◆ TASK OBJECTIVE: Reproduce the lines of the material exactly, excluding every image.
═══ DATA SEGMENT ═══
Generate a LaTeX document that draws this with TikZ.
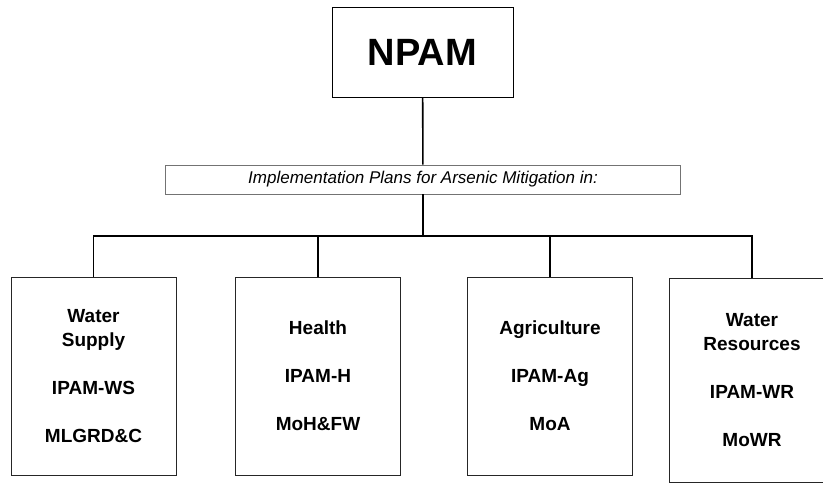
\documentclass[tikz,border=0pt]{standalone}
\usepackage{fontspec}
\setmainfont{Liberation Sans}
\usetikzlibrary{positioning}

\begin{document}
\begin{tikzpicture}[
    x=1pt, y=-1pt,
    topbox/.style={rectangle, draw=black, line width=0.8pt, minimum width=181pt, minimum height=90pt, font=\fontsize{38}{40}\selectfont\bfseries},
    banner/.style={rectangle, draw=black!55, line width=0.7pt, minimum width=515pt, minimum height=29pt, inner sep=0pt, font=\fontsize{17}{20}\selectfont\itshape},
    planbox/.style={rectangle, draw=black!85, line width=0.8pt, minimum width=165pt, minimum height=198pt, align=center, font=\fontsize{19}{24}\selectfont\bfseries},
    link/.style={line width=1.6pt}
]
\useasboundingbox (0,0) rectangle (823,483);
\clip (0,0) rectangle (823,483);

% Nodes
\node [topbox] (npam) at (422.5,52) {NPAM};
\node [banner] (plans) at (423,179.5) {Implementation Plans for Arsenic Mitigation in:};
\node [planbox] (ws) at (93.5,376) {Water\\Supply\\[24pt]IPAM-WS\\[24pt]MLGRD\&C};
\node [planbox] (hs) at (318,376) {Health\\[24pt]IPAM-H\\[24pt]MoH\&FW};
\node [planbox] (ag) at (550,376) {Agriculture\\[24pt]IPAM-Ag\\[24pt]MoA};
\node [planbox, minimum height=204pt] (wr) at (752,380) {Water\\Resources\\[24pt]IPAM-WR\\[24pt]MoWR};
\coordinate (bus) at (423,236);

% Lines
\draw [link] (npam) -- (plans);
\draw [link] (plans) -- (bus);
\draw [link] (ws) |- (bus) -| (wr);
\draw [link] (hs) -- (hs |- bus);
\draw [link] (ag) -- (ag |- bus);

\end{tikzpicture}
\end{document}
═══
◆ RESULT OF THIS TASK:
Generate a LaTeX document that draws this with TikZ.
\documentclass[tikz,border=0pt]{standalone}
\usepackage{fontspec}
\setmainfont{Liberation Sans}
\usetikzlibrary{positioning}

\begin{document}
\begin{tikzpicture}[
    x=1pt, y=-1pt,
    topbox/.style={rectangle, draw=black, line width=0.8pt, minimum width=181pt, minimum height=90pt, font=\fontsize{38}{40}\selectfont\bfseries},
    banner/.style={rectangle, draw=black!55, line width=0.7pt, minimum width=515pt, minimum height=29pt, inner sep=0pt, font=\fontsize{17}{20}\selectfont\itshape},
    planbox/.style={rectangle, draw=black!85, line width=0.8pt, minimum width=165pt, minimum height=198pt, align=center, font=\fontsize{19}{24}\selectfont\bfseries},
    link/.style={line width=1.6pt}
]
\useasboundingbox (0,0) rectangle (823,483);
\clip (0,0) rectangle (823,483);

% Nodes
\node [topbox] (npam) at (422.5,52) {NPAM};
\node [banner] (plans) at (423,179.5) {Implementation Plans for Arsenic Mitigation in:};
\node [planbox] (ws) at (93.5,376) {Water\\Supply\\[24pt]IPAM-WS\\[24pt]MLGRD\&C};
\node [planbox] (hs) at (318,376) {Health\\[24pt]IPAM-H\\[24pt]MoH\&FW};
\node [planbox] (ag) at (550,376) {Agriculture\\[24pt]IPAM-Ag\\[24pt]MoA};
\node [planbox, minimum height=204pt] (wr) at (752,380) {Water\\Resources\\[24pt]IPAM-WR\\[24pt]MoWR};
\coordinate (bus) at (423,236);

% Lines
\draw [link] (npam) -- (plans);
\draw [link] (plans) -- (bus);
\draw [link] (ws) |- (bus) -| (wr);
\draw [link] (hs) -- (hs |- bus);
\draw [link] (ag) -- (ag |- bus);

\end{tikzpicture}
\end{document}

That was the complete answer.